Theise's portfolio includes 37 producers in Germany and 19 in Austria, plus 15 smaller, family-run champagne houses. Surdyk's, which sponsors his Nov. 6 appearance here, has an exclusive retail agreement for all the German wines and some of the others; about a year ago, many of the Austrian wines and bubblies became available at other local stores and restaurants.
Coming to the Upper Midwest twice a year isn't exactly a chore for the Maryland-based Theise, given that he's married to Odessa Piper, the chef who founded L'Etoile restaurant in Madison, Wis., in 1976 and put it at the forefront of the local-seasonal culinary movement.

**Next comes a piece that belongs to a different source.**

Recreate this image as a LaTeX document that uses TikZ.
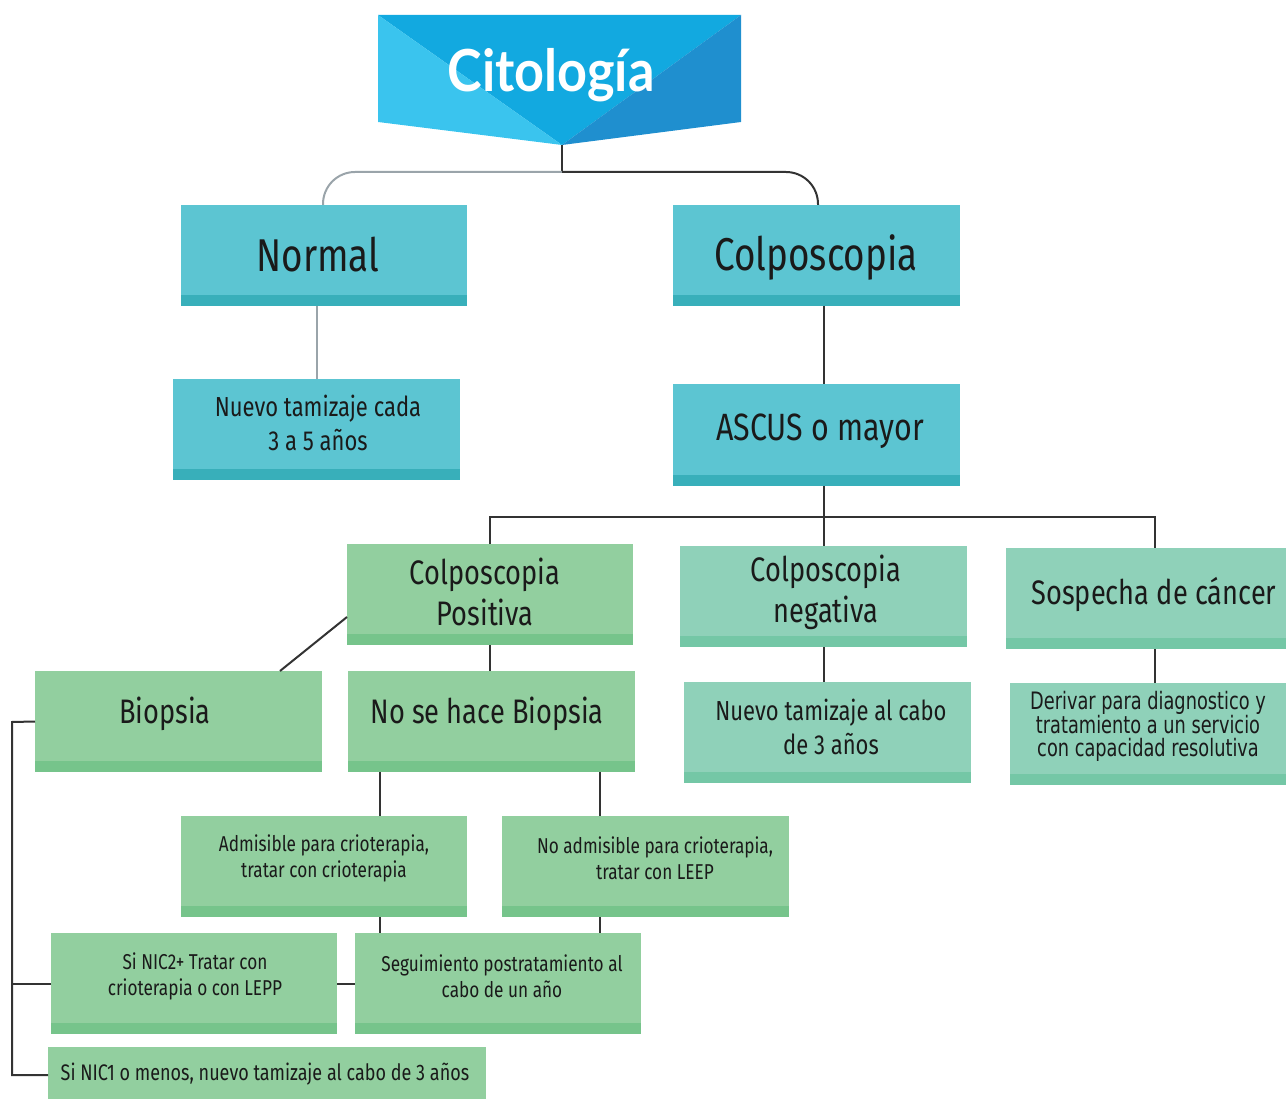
\documentclass[tikz,border=0pt]{standalone}
\usepackage{fontspec}
\setmainfont{Fira Sans}[FakeStretch=0.8]
\newfontfamily\titlefont{Lato}[FakeStretch=0.9]
\newfontfamily\derfont{DejaVu Sans}[FakeStretch=0.74]
\usetikzlibrary{fit,calc}
\definecolor{tLight}{HTML}{3AC4EE}
\definecolor{tMid}{HTML}{12A9E0}
\definecolor{tDark}{HTML}{1F8FCF}
\definecolor{cTeal}{HTML}{5CC5D2}
\definecolor{cTealS}{HTML}{38AFBA}
\definecolor{cGreen}{HTML}{92CF9F}
\definecolor{cGreenS}{HTML}{76C48B}
\definecolor{cMint}{HTML}{8FD1B9}
\definecolor{cMintS}{HTML}{74C7A6}
\definecolor{cLine}{HTML}{333333}
\definecolor{cGray}{HTML}{9AA4AA}
\definecolor{cText}{HTML}{1A1A1A}
\tikzset{
  box/.style={inner sep=0pt, outer sep=0pt, draw=none},
  tealbox/.style={box, fill=cTeal, path picture={\fill[cTealS] (path picture bounding box.south west) rectangle ([yshift=11pt]path picture bounding box.south east);}},
  greenbox/.style={box, fill=cGreen, path picture={\fill[cGreenS] (path picture bounding box.south west) rectangle ([yshift=11pt]path picture bounding box.south east);}},
  mintbox/.style={box, fill=cMint, path picture={\fill[cMintS] (path picture bounding box.south west) rectangle ([yshift=11pt]path picture bounding box.south east);}},
  txt/.style={inner sep=0pt, align=center, text=cText},
  conn/.style={draw=cLine, line width=2pt},
  gconn/.style={draw=cGray, line width=2pt},
}
\begin{document}
\begin{tikzpicture}[x=1pt,y=-1pt]
\useasboundingbox (0,0) rectangle (1286,1099);
% title
\fill[tMid] (378,15) -- (741,15) -- (562,145) -- cycle;
\fill[tLight] (378,15) -- (562,145) -- (378,122) -- cycle;
\fill[tDark] (741,15) -- (741,122) -- (562,145) -- cycle;
\coordinate (tip) at (562,145);
\coordinate (split) at (562,172);
\node[inner sep=0pt, anchor=base, text=white, font=\titlefont\bfseries\fontsize{58}{60}\selectfont] (ttl) at (551,92) {Citología};
% boxes
\node[tealbox, fit={(181,205) (467,306)}] (normal) {};
\node[tealbox, fit={(173,379) (460,480)}] (nuevo) {};
\node[tealbox, fit={(673,205) (960,306)}] (colp) {};
\node[tealbox, fit={(673,384) (960,486)}] (ascus) {};
\node[greenbox, fit={(347,544) (633,645)}] (pos) {};
\node[mintbox, fit={(680,546) (967,647)}] (neg) {};
\node[mintbox, fit={(1006,548) (1290,649)}] (sos) {};
\node[greenbox, fit={(35,671) (322,772)}] (bio) {};
\node[greenbox, fit={(348,671) (635,772)}] (nobio) {};
\node[mintbox, fit={(684,682) (971,783)}] (nuevo3) {};
\node[mintbox, fit={(1010,683) (1290,785)}] (der) {};
\node[greenbox, fit={(181,816) (467,917)}] (adm) {};
\node[greenbox, fit={(502,816) (789,917)}] (noadm) {};
\node[greenbox, fit={(51,933) (337,1034)}] (nic2) {};
\node[greenbox, fit={(355,933) (641,1034)}] (seg) {};
\node[box, fill=cGreen, fit={(48,1047) (486,1100)}] (nic1) {};
% texts
\node[txt, font=\fontsize{46}{50}\selectfont] (normalt) at (318,255) {Normal};
\node[txt, font=\fontsize{27.5}{34}\selectfont] (nuevot) at (318,423) {Nuevo tamizaje cada\\3 a 5 años};
\node[txt, font=\fontsize{46}{50}\selectfont] (colpt) at (816,257) {Colposcopia};
\node[txt, font=\fontsize{38}{40}\selectfont] (ascust) at (820,431) {ASCUS o mayor};
\node[txt, font=\fontsize{34}{41}\selectfont] (post) at (485,592) {Colposcopia\\Positiva};
\node[txt, font=\fontsize{34}{41}\selectfont] (negt) at (826,592) {Colposcopia\\negativa};
\node[txt, font=\fontsize{34}{41}\selectfont] (sost) at (1154,595) {Sospecha de cáncer};
\node[txt, font=\fontsize{34}{41}\selectfont] (biot) at (165,714) {Biopsia};
\node[txt, font=\fontsize{34}{41}\selectfont] (nobiot) at (487,714) {No se hace Biopsia};
\node[txt, font=\fontsize{27.5}{34}\selectfont] (nuevo3t) at (831,727) {Nuevo tamizaje al cabo\\de 3 años};
\node[txt, font=\derfont\fontsize{24}{23}\selectfont] (dert) at (1148,726) {Derivar para diagnostico y\\tratamiento a un servicio\\con capacidad resolutiva};
\node[txt, font=\fontsize{21.5}{26}\selectfont] (admt) at (324,858) {Admisible para crioterapia,\\tratar con crioterapia};
\node[txt, font=\fontsize{21.5}{26}\selectfont] (noadmt) at (655,858) {No admisible para crioterapia,\\tratar con LEEP};
\node[txt, font=\fontsize{21.5}{26}\selectfont] (nic2t) at (195,976) {Si NIC2+ Tratar con\\crioterapia o con LEPP};
\node[txt, font=\fontsize{21.5}{26}\selectfont] (segt) at (502,976) {Seguimiento postratamiento al\\cabo de un año};
\node[txt, font=\fontsize{22.5}{26}\selectfont] (nic1t) at (265,1074) {Si NIC1 o menos, nuevo tamizaje al cabo de 3 años};
% connectors
\draw[conn] (tip) -- (split);
\draw[gconn, rounded corners=32pt] (split) -| (normal.north -| 323,0);
\draw[conn, rounded corners=32pt] (split) -| (colp.north -| 818,0);
\draw[gconn] (normal.south -| nuevo.north) -- (nuevo.north);
\draw[conn] (colp.south -| neg.north) -- (ascus.north -| neg.north);
\draw[conn] (ascus.south -| neg.north) -- (neg.north);
\draw[conn] (pos.north -| 490,0) |- (1155,517) -- (sos.north -| 1155,0);
\draw[conn] (neg.south) -- (nuevo3.north -| neg.south);
\draw[conn] (sos.south -| 1155,0) -- (der.north -| 1155,0);
\draw[conn] (pos.south -| 490,0) -- (nobio.north -| 490,0);
\draw[conn] ($(pos.south west)+(0,-28)$) -- (bio.north -| 280,0);
\draw[conn] (nobio.south -| 380,0) -- (adm.north -| 380,0);
\draw[conn] (nobio.south -| 600,0) -- (noadm.north -| 600,0);
\draw[conn] (adm.south -| 380,0) -- (seg.north -| 380,0);
\draw[conn] (noadm.south -| 600,0) -- (seg.north -| 600,0);
\draw[conn] (nic2.east) -- (seg.west);
\draw[conn] (bio.west) -- (12,722) |- (nic1.west |- 0,1075);
\draw[conn] (nic2.west) -- (12,0 |- nic2.west);
\end{tikzpicture}
\end{document}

She won a James Beard Award as best Midwest chef in 2001; her husband nabbed a Beard Award last spring as wine and spirits professional of the year.
Textures and metaphors
After years of traveling -- with Piper, who sold the restaurant in 2005, often accompanying him -- in search of "that feeling of wonder when you find something fresh and new," Theise remains an exuberant crusader.

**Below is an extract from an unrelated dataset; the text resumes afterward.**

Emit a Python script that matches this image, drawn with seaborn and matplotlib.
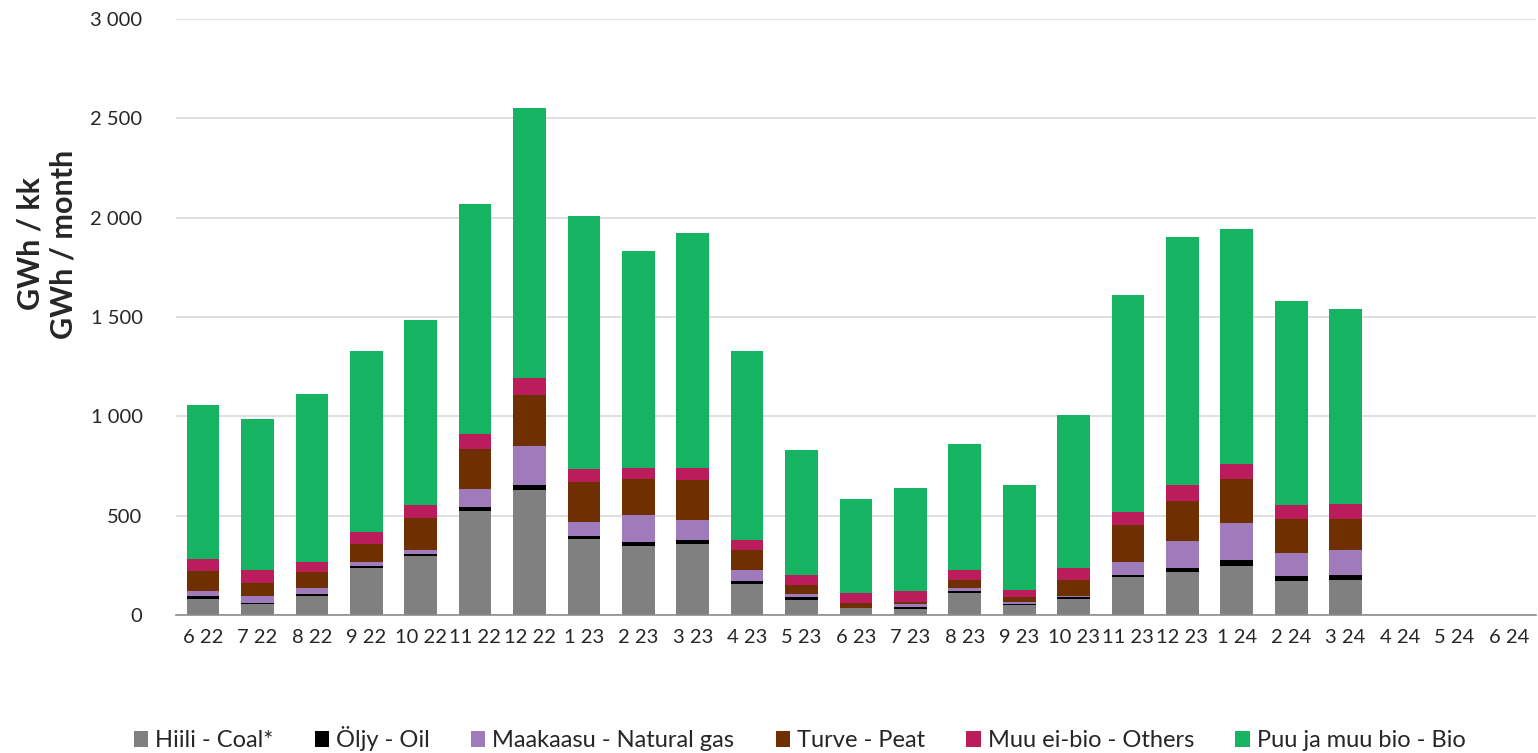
import numpy as np
import pandas as pd
import matplotlib
matplotlib.use("Agg")
import matplotlib.pyplot as plt
import seaborn as sns

MONTHS = ["6 22", "7 22", "8 22", "9 22", "10 22", "11 22", "12 22",
          "1 23", "2 23", "3 23", "4 23", "5 23", "6 23", "7 23", "8 23",
          "9 23", "10 23", "11 23", "12 23", "1 24", "2 24", "3 24",
          "4 24", "5 24", "6 24"]

# GWh per month, per fuel
coal = [81, 54, 96, 237, 296, 524, 631, 380, 347, 355, 155, 77, 33, 30, 111,
        52, 81, 190, 214, 247, 172, 178, 0, 0, 0]
oil = [13, 8, 10, 10, 10, 20, 22, 16, 20, 22, 15, 11, 2, 9, 9,
       5, 8, 10, 22, 29, 22, 22, 0, 0, 0]
gas = [26, 32, 30, 22, 22, 92, 199, 74, 136, 103, 57, 16, 2, 15, 18,
       10, 7, 69, 134, 187, 119, 128, 0, 0, 0]
peat = [99, 66, 81, 90, 160, 199, 256, 198, 182, 198, 101, 49, 24, 10, 39,
        21, 81, 182, 206, 222, 172, 157, 0, 0, 0]
others = [64, 67, 51, 59, 64, 77, 85, 68, 57, 64, 47, 49, 48, 56, 49,
          38, 57, 68, 76, 76, 67, 76, 0, 0, 0]
bio = [772, 759, 844, 911, 933, 1156, 1359, 1272, 1090, 1180, 954, 628, 475, 519, 636,
       527, 771, 1091, 1250, 1182, 1028, 979, 0, 0, 0]

SERIES = ["Hiili - Coal*", "Öljy - Oil", "Maakaasu - Natural gas",
          "Turve - Peat", "Muu ei-bio - Others", "Puu ja muu bio - Bio"]
COLORS = ["#808080", "#000000", "#A07BBC", "#702F00", "#BA1C5C", "#16B363"]
YTICK_LABELS = ["0", "500", "1 000", "1 500", "2 000", "2 500", "3 000"]

sns.set_style("white")
plt.rcParams["font.family"] = ["Lato", "DejaVu Sans"]

df = pd.DataFrame({"month": MONTHS, SERIES[0]: coal, SERIES[1]: oil, SERIES[2]: gas,
                   SERIES[3]: peat, SERIES[4]: others, SERIES[5]: bio})
cum = df[SERIES].cumsum(axis=1)

fig = plt.figure(figsize=(15.38, 7.53), dpi=100)
ax = fig.add_axes([0.1144, 0.1833, 0.8843, 0.7915])

# cumulative bars, top layer first so the lower layers sit on top of it
for name, color in zip(reversed(SERIES), reversed(COLORS)):
    sns.barplot(x=df["month"], y=cum[name], color=color, width=0.6,
                ax=ax, label=name, saturation=1, linewidth=0)

ax.set_ylim(0, 3000)
ax.set_xlim(-0.5, len(MONTHS) - 0.5)
ax.set_yticks(np.arange(0, 3001, 500))
ax.set_yticklabels(YTICK_LABELS)
ax.yaxis.grid(True, color="#D9D9D9", linewidth=1.2)
ax.set_axisbelow(True)
for s in ["top", "right", "left"]:
    ax.spines[s].set_visible(False)
ax.spines["bottom"].set_color("#8C8C8C")
ax.spines["bottom"].set_linewidth(1.2)

ax.set_xticks(np.arange(-0.5, len(MONTHS), 1.0), minor=True)
ax.tick_params(axis="x", which="minor", length=7, color="#8C8C8C", width=1.2)
ax.tick_params(axis="x", which="major", length=0, labelsize=14.5, pad=10)
ax.tick_params(axis="y", length=0, labelsize=14.5, pad=24)
ax.set_xlabel("")
ax.set_ylabel("")
fig.text(47 / 1538, 1 - 244 / 753, "GWh / kk\nGWh / month", rotation=90,
         ha="center", va="center", multialignment="center",
         fontsize=22, fontweight="bold", linespacing=1.25)

handles, labels = ax.get_legend_handles_labels()
order = [labels.index(n) for n in SERIES]
if ax.get_legend():
    ax.get_legend().remove()
fig.legend([handles[i] for i in order], [labels[i] for i in order],
           loc="lower center", bbox_to_anchor=(0.52, -0.026), ncol=6, frameon=False,
           fontsize=17, handlelength=0.6, handleheight=0.7, handletextpad=0.3,
           columnspacing=1.75)

fig.savefig("out.png", dpi=100)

But while he might be a voluble wine fanatic, Theise has little use for wine snobbery, particularly in the form of intricate lists of aromas and flavors in a wine. Sipping tea at La Société du Thé in Minneapolis, he chuckled over wine critic Robert Parker's recent reference to melted licorice. "Seriously, does anyone know what melted licorice smells like? I bet [Parker] put it on his car console in the sun, then took a whiff of it," Theise exclaimed.
Theise's own tasting notes instead home in on textures and non-food metaphors. "No one should buy a wine because someone else says it tastes like quince or gooseberries. But if they hear that it's sensuous or crunchy or has lightning-beam clarity, that should make sense to them."
Still, Theise loves to delve deeply into discussing a particular bottle. "Rooting one's mind around all the little nuances that can be found in a glass of wine is a very pleasant sort of cerebral exercise," he said. "It's like doing a crossword puzzle or playing Scrabble, using a particular part of the brain that wants to apprehend and analyze."
His foremost crusade on these shores has remained the same for years: prodding Americans to get over the notion that they don't like sweet wines such as riesling.
"It's one of those bizarre things. People don't realize that they do like sweetness," he said. "For the most part it's a vestige of some strange idea that took hold that dry wines were more sophisticated, and that anyone who had pretensions to connoisseurship would despise that which was sweet, when we're actually anthropologically programmed to crave sweets in so many forms.
"It's changing slowly, but it's an idea that really dies hard. So all we can do is to keep fighting it with as much ill humor as we can dredge up."